### Problem to solve
Return all of the data exactly as written, without the pictures.

++++++++++++++++++++

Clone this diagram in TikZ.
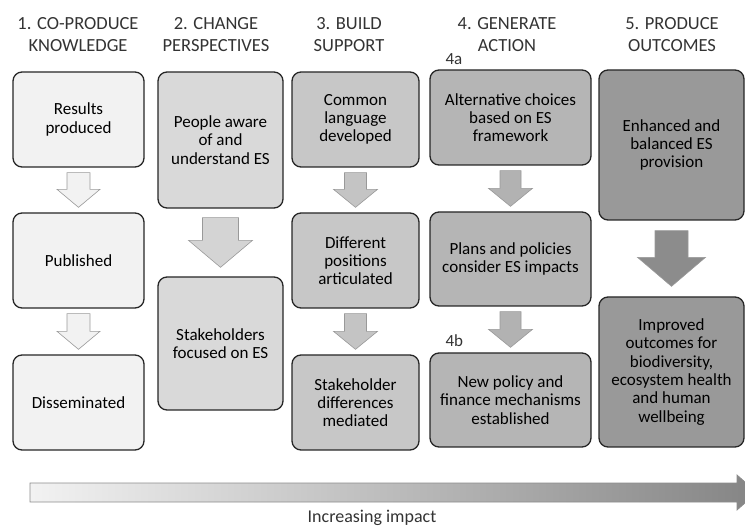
\documentclass[tikz,border=0pt]{standalone}
\usepackage{fontspec}
\setmainfont{Carlito}
\usetikzlibrary{calc,positioning}

\definecolor{stageA}{gray}{0.95}
\definecolor{stageB}{gray}{0.85}
\definecolor{stageC}{gray}{0.78}
\definecolor{stageD}{gray}{0.71}
\definecolor{stageE}{gray}{0.60}
\definecolor{flowA}{gray}{0.95}
\definecolor{flowB}{gray}{0.83}
\definecolor{flowC}{gray}{0.77}
\definecolor{flowD}{gray}{0.70}
\definecolor{flowE}{gray}{0.55}

\newcommand{\boxfont}{\fontsize{17}{18.3}\selectfont}
\newcommand{\headfont}{\fontsize{18.5}{22}\selectfont}

\tikzset{
  stage/.style={draw=black!85,line width=1.3pt,rounded corners=9pt,align=center,font=\boxfont,inner sep=2pt},
  head/.style={align=center,font=\headfont,text=black!80},
  flow/.style={draw=black!40,line width=0.6pt},
}

% [style]{from}{to}{stem half}{head half}{head length}{gap}
\newcommand{\blockarrow}[7][]{%
  \draw[flow,#1] let \p1=(#2.south), \p2=(#3.north) in
    (\x1-#4pt,\y1-#7pt) -- (\x1+#4pt,\y1-#7pt) -- (\x1+#4pt,\y2+#7pt+#6pt)
    -- (\x1+#5pt,\y2+#7pt+#6pt) -- (\x1,\y2+#7pt) -- (\x1-#5pt,\y2+#7pt+#6pt)
    -- (\x1-#4pt,\y2+#7pt+#6pt) -- cycle;}

\begin{document}
\begin{tikzpicture}[x=1pt,y=-1pt]
  \useasboundingbox (0,0) rectangle (745,529);

  \node[head] (h1) at (78,35)  {1. CO-PRODUCE\\KNOWLEDGE};
  \node[head] (h2) at (216,35) {2. CHANGE\\PERSPECTIVES};
  \node[head] (h3) at (349,35) {3. BUILD\\SUPPORT};
  \node[head] (h4) at (507,35) {4. GENERATE\\ACTION};
  \node[head] (h5) at (672,35) {5. PRODUCE\\OUTCOMES};

  \node[stage,fill=stageA,minimum width=131pt,minimum height=95pt] (k1) at (78.5,119.5) {Results\\produced};
  \node[stage,fill=stageA,minimum width=131pt,minimum height=95pt] (k2) at (78.5,260.5) {Published};
  \node[stage,fill=stageA,minimum width=131pt,minimum height=95pt] (k3) at (78.5,402.5) {Disseminated};

  \node[stage,fill=stageB,minimum width=125pt,minimum height=136pt] (p1) at (220.5,140) {People aware\\of and\\understand ES};
  \node[stage,fill=stageB,minimum width=125pt,minimum height=133pt] (p2) at (220.5,343.5) {Stakeholders\\focused on ES};

  \node[stage,fill=stageC,minimum width=127pt,minimum height=95pt] (s1) at (355.5,119.5) {Common\\language\\developed};
  \node[stage,fill=stageC,minimum width=127pt,minimum height=95pt] (s2) at (355.5,260.5) {Different\\positions\\articulated};
  \node[stage,fill=stageC,minimum width=127pt,minimum height=95pt] (s3) at (355.5,402.5) {Stakeholder\\differences\\mediated};

  \node[stage,fill=stageD,minimum width=161pt,minimum height=95pt] (a1) at (510.5,117.5) {Alternative choices\\based on ES\\framework};
  \node[stage,fill=stageD,minimum width=161pt,minimum height=94pt] (a2) at (510.5,259) {Plans and policies\\consider ES impacts};
  \node[stage,fill=stageD,minimum width=161pt,minimum height=94pt] (a3) at (510.5,400) {New policy and\\finance mechanisms\\established};
  \node[font=\boxfont,text=black!80,anchor=base west,inner sep=0pt] (l4a) at ([xshift=16pt,yshift=5pt]a1.north west) {4a};
  \node[font=\boxfont,text=black!80,anchor=base west,inner sep=0pt] (l4b) at ([xshift=16pt,yshift=6pt]a3.north west) {4b};

  \node[stage,fill=stageE,minimum width=145pt,minimum height=150pt] (o1) at (671.5,145) {Enhanced and\\balanced ES\\provision};
  \node[stage,fill=stageE,minimum width=145pt,minimum height=150pt] (o2) at (671.5,372) {Improved\\outcomes for\\biodiversity,\\ecosystem health\\and human\\wellbeing};

  \blockarrow[fill=flowA]{k1}{k2}{11.5}{21.5}{18}{5}
  \blockarrow[fill=flowA]{k2}{k3}{11.5}{21.5}{18}{5}
  \blockarrow[fill=flowB]{p1}{p2}{18}{32}{27}{9}
  \blockarrow[fill=flowC]{s1}{s2}{11}{22}{18}{5}
  \blockarrow[fill=flowC]{s2}{s3}{11}{22}{18}{5}
  \blockarrow[fill=flowD]{a1}{a2}{10.5}{22}{18}{5}
  \blockarrow[fill=flowD]{a2}{a3}{10.5}{22}{18}{5}
  \blockarrow[fill=flowE]{o1}{o2}{16.5}{34}{29}{10}

  % impact arrow
  \draw[draw=black!45,line width=0.7pt,left color=black!5,right color=black!48]
    (30,483) -- (737,483) -- (737,475) -- (757,492.5) -- (737,510) -- (737,502) -- (30,502) -- cycle;
  \node[font=\fontsize{18}{20}\selectfont,text=black!80] (imp) at (372,518) {Increasing impact};
\end{tikzpicture}
\end{document}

++++++++++++++++++++

### Completed exercise
Clone this diagram in TikZ.
\documentclass[tikz,border=0pt]{standalone}
\usepackage{fontspec}
\setmainfont{Carlito}
\usetikzlibrary{calc,positioning}

\definecolor{stageA}{gray}{0.95}
\definecolor{stageB}{gray}{0.85}
\definecolor{stageC}{gray}{0.78}
\definecolor{stageD}{gray}{0.71}
\definecolor{stageE}{gray}{0.60}
\definecolor{flowA}{gray}{0.95}
\definecolor{flowB}{gray}{0.83}
\definecolor{flowC}{gray}{0.77}
\definecolor{flowD}{gray}{0.70}
\definecolor{flowE}{gray}{0.55}

\newcommand{\boxfont}{\fontsize{17}{18.3}\selectfont}
\newcommand{\headfont}{\fontsize{18.5}{22}\selectfont}

\tikzset{
  stage/.style={draw=black!85,line width=1.3pt,rounded corners=9pt,align=center,font=\boxfont,inner sep=2pt},
  head/.style={align=center,font=\headfont,text=black!80},
  flow/.style={draw=black!40,line width=0.6pt},
}

% [style]{from}{to}{stem half}{head half}{head length}{gap}
\newcommand{\blockarrow}[7][]{%
  \draw[flow,#1] let \p1=(#2.south), \p2=(#3.north) in
    (\x1-#4pt,\y1-#7pt) -- (\x1+#4pt,\y1-#7pt) -- (\x1+#4pt,\y2+#7pt+#6pt)
    -- (\x1+#5pt,\y2+#7pt+#6pt) -- (\x1,\y2+#7pt) -- (\x1-#5pt,\y2+#7pt+#6pt)
    -- (\x1-#4pt,\y2+#7pt+#6pt) -- cycle;}

\begin{document}
\begin{tikzpicture}[x=1pt,y=-1pt]
  \useasboundingbox (0,0) rectangle (745,529);

  \node[head] (h1) at (78,35)  {1. CO-PRODUCE\\KNOWLEDGE};
  \node[head] (h2) at (216,35) {2. CHANGE\\PERSPECTIVES};
  \node[head] (h3) at (349,35) {3. BUILD\\SUPPORT};
  \node[head] (h4) at (507,35) {4. GENERATE\\ACTION};
  \node[head] (h5) at (672,35) {5. PRODUCE\\OUTCOMES};

  \node[stage,fill=stageA,minimum width=131pt,minimum height=95pt] (k1) at (78.5,119.5) {Results\\produced};
  \node[stage,fill=stageA,minimum width=131pt,minimum height=95pt] (k2) at (78.5,260.5) {Published};
  \node[stage,fill=stageA,minimum width=131pt,minimum height=95pt] (k3) at (78.5,402.5) {Disseminated};

  \node[stage,fill=stageB,minimum width=125pt,minimum height=136pt] (p1) at (220.5,140) {People aware\\of and\\understand ES};
  \node[stage,fill=stageB,minimum width=125pt,minimum height=133pt] (p2) at (220.5,343.5) {Stakeholders\\focused on ES};

  \node[stage,fill=stageC,minimum width=127pt,minimum height=95pt] (s1) at (355.5,119.5) {Common\\language\\developed};
  \node[stage,fill=stageC,minimum width=127pt,minimum height=95pt] (s2) at (355.5,260.5) {Different\\positions\\articulated};
  \node[stage,fill=stageC,minimum width=127pt,minimum height=95pt] (s3) at (355.5,402.5) {Stakeholder\\differences\\mediated};

  \node[stage,fill=stageD,minimum width=161pt,minimum height=95pt] (a1) at (510.5,117.5) {Alternative choices\\based on ES\\framework};
  \node[stage,fill=stageD,minimum width=161pt,minimum height=94pt] (a2) at (510.5,259) {Plans and policies\\consider ES impacts};
  \node[stage,fill=stageD,minimum width=161pt,minimum height=94pt] (a3) at (510.5,400) {New policy and\\finance mechanisms\\established};
  \node[font=\boxfont,text=black!80,anchor=base west,inner sep=0pt] (l4a) at ([xshift=16pt,yshift=5pt]a1.north west) {4a};
  \node[font=\boxfont,text=black!80,anchor=base west,inner sep=0pt] (l4b) at ([xshift=16pt,yshift=6pt]a3.north west) {4b};

  \node[stage,fill=stageE,minimum width=145pt,minimum height=150pt] (o1) at (671.5,145) {Enhanced and\\balanced ES\\provision};
  \node[stage,fill=stageE,minimum width=145pt,minimum height=150pt] (o2) at (671.5,372) {Improved\\outcomes for\\biodiversity,\\ecosystem health\\and human\\wellbeing};

  \blockarrow[fill=flowA]{k1}{k2}{11.5}{21.5}{18}{5}
  \blockarrow[fill=flowA]{k2}{k3}{11.5}{21.5}{18}{5}
  \blockarrow[fill=flowB]{p1}{p2}{18}{32}{27}{9}
  \blockarrow[fill=flowC]{s1}{s2}{11}{22}{18}{5}
  \blockarrow[fill=flowC]{s2}{s3}{11}{22}{18}{5}
  \blockarrow[fill=flowD]{a1}{a2}{10.5}{22}{18}{5}
  \blockarrow[fill=flowD]{a2}{a3}{10.5}{22}{18}{5}
  \blockarrow[fill=flowE]{o1}{o2}{16.5}{34}{29}{10}

  % impact arrow
  \draw[draw=black!45,line width=0.7pt,left color=black!5,right color=black!48]
    (30,483) -- (737,483) -- (737,475) -- (757,492.5) -- (737,510) -- (737,502) -- (30,502) -- cycle;
  \node[font=\fontsize{18}{20}\selectfont,text=black!80] (imp) at (372,518) {Increasing impact};
\end{tikzpicture}
\end{document}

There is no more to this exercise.